Some legal letters followed and, to cut a long story short, the dealer took the car back and I ended up with a brand new LJ Torana XU-1. I never saw the Green Frog again.
Ian Crowther, via email, May
Wheels for life
It’s been almost three decades of drooling over your magazine. Since I saw the white Nissan Exa grace the covers way back in March 1987, I was drawn to metal on four bits of rubber.
Today, finally, with a Porsche Boxster GTS snug in our garage, I say thank you for blessing me with a somewhat corrupt ideology of happiness.
With the top down, the sun out and a flat-six belting the exhausts, Putty Road has never felt so alive and sensual. And neither has the road to Cottage Point, Bells Line Of Road, the ’Gong via the Royal National Park and Sea Cliff Bridge – or, come to think of it, just about any tunnel in Sydney.

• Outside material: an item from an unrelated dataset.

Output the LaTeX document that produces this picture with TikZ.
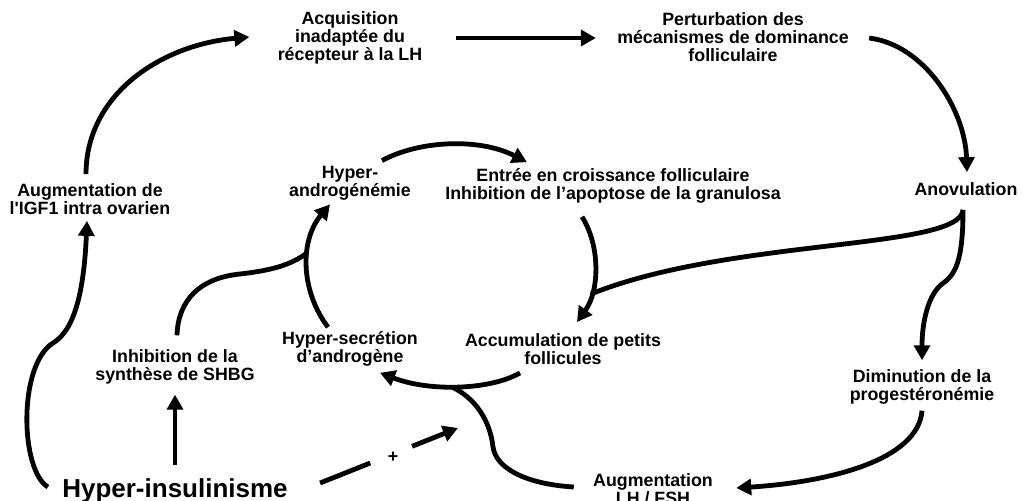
\documentclass[tikz,border=0pt]{standalone}
\usepackage{fontspec}
\setmainfont{Liberation Sans}
\usetikzlibrary{arrows.meta}

\begin{document}
\begin{tikzpicture}[
    x=1pt, y=-1pt,
    ->,
    >={Triangle[length=15pt,width=16pt]},
    line width=4.8pt
]

\tikzstyle{stage}=[
    inner sep=0pt,
    align=center,
    font=\bfseries\fontsize{17.8}{18}\selectfont
]

\useasboundingbox[fill=white] (0,0) rectangle (1024,500);

% outer ring
\node[stage] (acq) at (350,38) {Acquisition\\inadaptée du\\récepteur à la LH};
\node[stage] (pert) at (733,37) {Perturbation des\\mécanismes de dominance\\folliculaire};
\node[stage] (igf) at (90,199) {Augmentation de\\l\textquotesingle IGF1 intra ovarien};
\node[stage] (anov) at (966,189) {Anovulation};
\node[stage] (dim) at (922,387) {Diminution de la\\progestéronémie};
\node[stage] (lhfsh) at (653,489) {Augmentation\\LH / FSH};
\node[stage] (shbg) at (175,367) {Inhibition de la\\synthèse de SHBG};
\node[stage, font=\bfseries\fontsize{26}{30}\selectfont] (ins) at (175,491) {Hyper-insulinisme};

% inner loop
\node[stage] (hand) at (350,183) {Hyper-\\androgénémie};
\node[stage] (entree) at (613,186) {Entrée en croissance folliculaire\\Inhibition de l’apoptose de la granulosa};
\node[stage] (accum) at (563,349) {Accumulation de petits\\follicules};
\node[stage] (hsec) at (350,349) {Hyper-secrétion\\d’androgène};

\node[stage] (plus) at (393,457) {+};

\coordinate (joinA) at (591,294);
\coordinate (joinB) at (307,253);
\coordinate (joinC) at (452,387);
\coordinate (plusTip) at (458,428);

\draw ([shift={(-4,-7)}]igf.north) .. controls (86,95) and (160,45) .. ([shift={(-26,-1)}]acq.west);
\draw ([shift={(31,0)}]acq.east) -- ([shift={(-19,1)}]pert.west);
\draw ([shift={(18,1)}]pert.east) .. controls (925,45) and (965,110) .. ([shift={(1,-8)}]anov.north);
\draw[-] ([shift={(-3,12)}]anov.south) .. controls (960,250) and (730,238) .. (joinA);
\draw ([shift={(-3,12)}]anov.south) .. controls (963,262) and (955,275) .. (942,284)
    .. controls (929,294) and (922,320) .. ([shift={(0,-7)}]dim.north);
\draw ([shift={(0,4)}]dim.south) .. controls (918,460) and (830,482) .. ([shift={(21,-1)}]lhfsh.east);
\draw[-] ([shift={(-17,-2)}]lhfsh.west) .. controls (525,484) and (496,468) .. (493,447)
    .. controls (490,420) and (475,398) .. (joinC);

\draw ([shift={(32,-3)}]hand.north) .. controls (420,140) and (480,138) .. ([shift={(-86,-4)}]entree.north);
\draw ([shift={(-31,11)}]entree.south) .. controls (600,245) and (600,290) .. ([shift={(14,-9)}]accum.north);
\draw ([shift={(-43,6)}]accum.south) .. controls (490,390) and (430,392) .. ([shift={(30,4)}]hsec.south);
\draw ([shift={(-22,-2)}]hsec.north) .. controls (300,290) and (300,240) .. ([shift={(-20,2)}]hand.south);

\draw[-] ([shift={(2,-12)}]shbg.north) .. controls (178,300) and (200,278) .. (240,274)
    .. controls (275,270) and (292,264) .. (joinB);
\draw ([shift={(0,-11)}]ins.north) -- ([shift={(0,8)}]shbg.south);
\draw ([shift={(-12,-4)}]ins.west) .. controls (20,470) and (18,365) .. (53,343)
    .. controls (75,330) and (84,290) .. ([shift={(-3,4)}]igf.south);
\draw[dash pattern=on 54pt off 45pt] ([shift={(30,-8)}]ins.east) -- (plusTip);

\end{tikzpicture}
\end{document}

So now my wife and I truly live the joy of motoring.
Yet I would never have known such a sublime state had I not starved through lunch for two weeks to save up those three dollars back in primary school...
Shookie Basu Roy, Strathfield, NSW, August
So all the Holden Commodores up to the VZ were based on Opel designs, and even the Holden Commodore name came from Opel.
Then Holden spends $1 billion to design its own car, only to do a full circle back to Opel cars after 2017. I never thought that would happen. I’m a Ford man, but it sucks to see both makes going out like this.